Lab 3 Report
English 8120 – Dr. Thomas
Honestly, I had the most difficulty exercises 3.1-3.4. Least importantly, I had to puzzle out the question for 3.4, as the question was cut off. I figured it out through looking at the previous question and then I had to consult the solutions sheet. The solution sheet was useful, but not if you’d missed a step anywhere along the way. But I digress. I literally spent the better part of 6 hours working on the tasks outlined in this lab. Specifically, exercise 3.2 was a bit of a conundrum. I did, after two hours and copious swearing, make use of the solution for that problem. The primary issue is that the help file found under “?unique” was way less than useful at my current level of R experience. I input every conceivable permutation proposed by the help file within R, as well as outside sources (most of which repeated the help file on R verbatim). The solution (“unique(c(names(sorted.moby.rel.freqs.t” etc.) appeared in no discernible form in any of the help files. After consulting the solution, it seemed clear why the answer was what it was, but it was extraordinary frustrating. Pre-packaged formulae, as it were, would expedite the process greatly. It would, as a result, make such text processing much more relevant to scholarship, especially under any sort of time constraints. The downside, though, would be a lack of flexibility within pre-packaged vectors and arrays. A plug and play option would be wonderful, however.

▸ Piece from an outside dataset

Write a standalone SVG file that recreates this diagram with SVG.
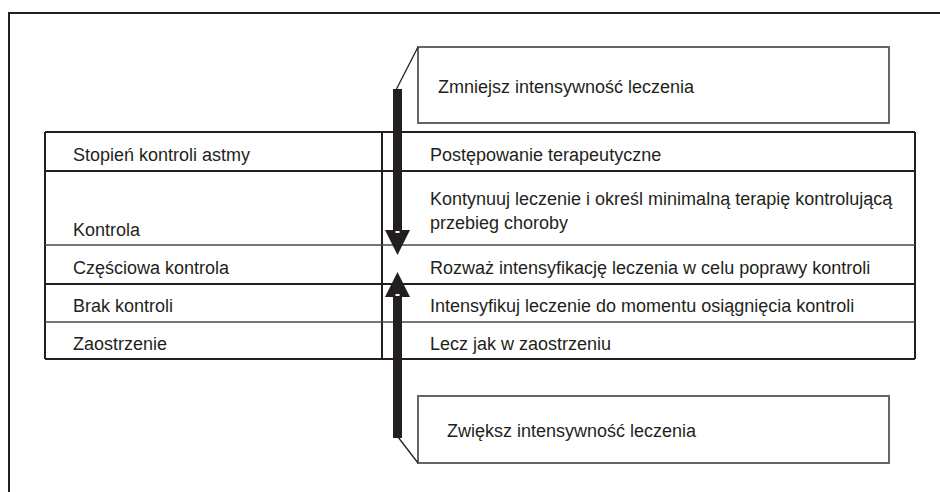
<svg xmlns="http://www.w3.org/2000/svg" width="940" height="492" viewBox="0 0 940 492">
<style>
text{font-family:"Liberation Sans",Arial,sans-serif;font-size:18px;fill:#231f20}
.dark{stroke:#231f20;stroke-width:2;fill:none}
.grey{stroke:#4a4a4a;stroke-width:1.3;fill:none}
.box{stroke:#666;stroke-width:2;fill:#fff}
.diag{stroke:#231f20;stroke-width:1.3;fill:none}
.arr{fill:#231f20}
</style>
<rect width="940" height="492" fill="#fff"/>
<path id="frame" d="M9,492 V13 H940" stroke="#231f20" stroke-width="2" fill="none"/>
<g id="table">
<path class="dark" d="M45,132 H915 M45,171 H915 M45,284 H915 M45,359 H915 M45,132 V359 M915,132 V359 M382,132 V359"/>
<path class="grey" d="M45,245 H915 M45,322 H915"/>
</g>
<g id="col-left">
<text x="73" y="161">Stopień kontroli astmy</text>
<text x="73" y="236">Kontrola</text>
<text x="73" y="274">Częściowa kontrola</text>
<text x="73" y="312">Brak kontroli</text>
<text x="73" y="350">Zaostrzenie</text>
</g>
<g id="col-right">
<text x="430" y="161">Postępowanie terapeutyczne</text>
<text x="430" y="205">Kontynuuj leczenie i określ minimalną terapię kontrolującą</text>
<text x="430" y="229">przebieg choroby</text>
<text x="430" y="274">Rozważ intensyfikację leczenia w celu poprawy kontroli</text>
<text x="430" y="312">Intensyfikuj leczenie do momentu osiągnięcia kontroli</text>
<text x="430" y="350">Lecz jak w zaostrzeniu</text>
</g>
<g id="box-decrease">
<rect class="box" x="418" y="47" width="471" height="76"/>
<text x="438" y="93">Zmniejsz intensywność leczenia</text>
</g>
<g id="box-increase">
<rect class="box" x="418" y="396" width="471" height="67"/>
<text x="447" y="437">Zwiększ intensywność leczenia</text>
</g>
<g id="connectors">
<line class="diag" x1="396" y1="90" x2="418" y2="47"/>
<rect class="arr" x="393" y="89" width="9" height="143"/>
<polygon class="arr" points="385,230 410,230 397.5,255"/>
<rect x="395.5" y="231" width="4" height="2" fill="#fff"/>
<line class="diag" x1="398" y1="437" x2="418" y2="463"/>
<rect class="arr" x="393" y="295" width="9" height="143"/>
<polygon class="arr" points="385,297 410,297 397.5,272"/>
<rect x="395.5" y="294" width="4" height="2" fill="#fff"/>
</g>
</svg>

The idea of “length, frequency, and location” of a project like MONK, discussed by Clement’s article, could certainly be executed by a knowledgeable practitioner of R. The data I was able to generate (eventually) using R, particularly the top words and the dispersion plots, would be very telling to someone studying what constitutes a genre, or to make an argument of exclusion of a particular text or range of texts from an overall genre. For instance, I found it interesting that “him” occurred with a higher percentage frequency in Austen’s text than Melville’s, though perhaps given the subject of each respective story, and their genres, it should not have been all that surprising. Austen’s is a Victorian Romance, while Melville’s is clearly targeting a more masculine audience, or at least one more concerned about the “man versus nature” motif rather than a comedy of errors or, more simply, a “love story”. In that vein, one might be able to extrapolate a variety of less obvious motifs based on word frequencies, or percentages relative to a single text or an entire corpus. However, no one is abandoning close reading methods (Take that, Moretti!) just yet. One possible limitation of distance versus close reading methods is recognizing and applying a cultural studies angle to what is not there. By that I mean, if one were reading, say The Count of Monte Cristo, a limited amount of information could be gleaned by the absence of homosexuals, other than that they are not there. With close reading, one might be able to discern typical symbols or signifiers of homosexuality within the text. The critical missing element is human interpretation writ small. Or perhaps written minutely would be more accurate. Digital tools, especially those like R, seem to be best suited to macroanalysis only, which largely diminishes the potential for cultural and critical lenses.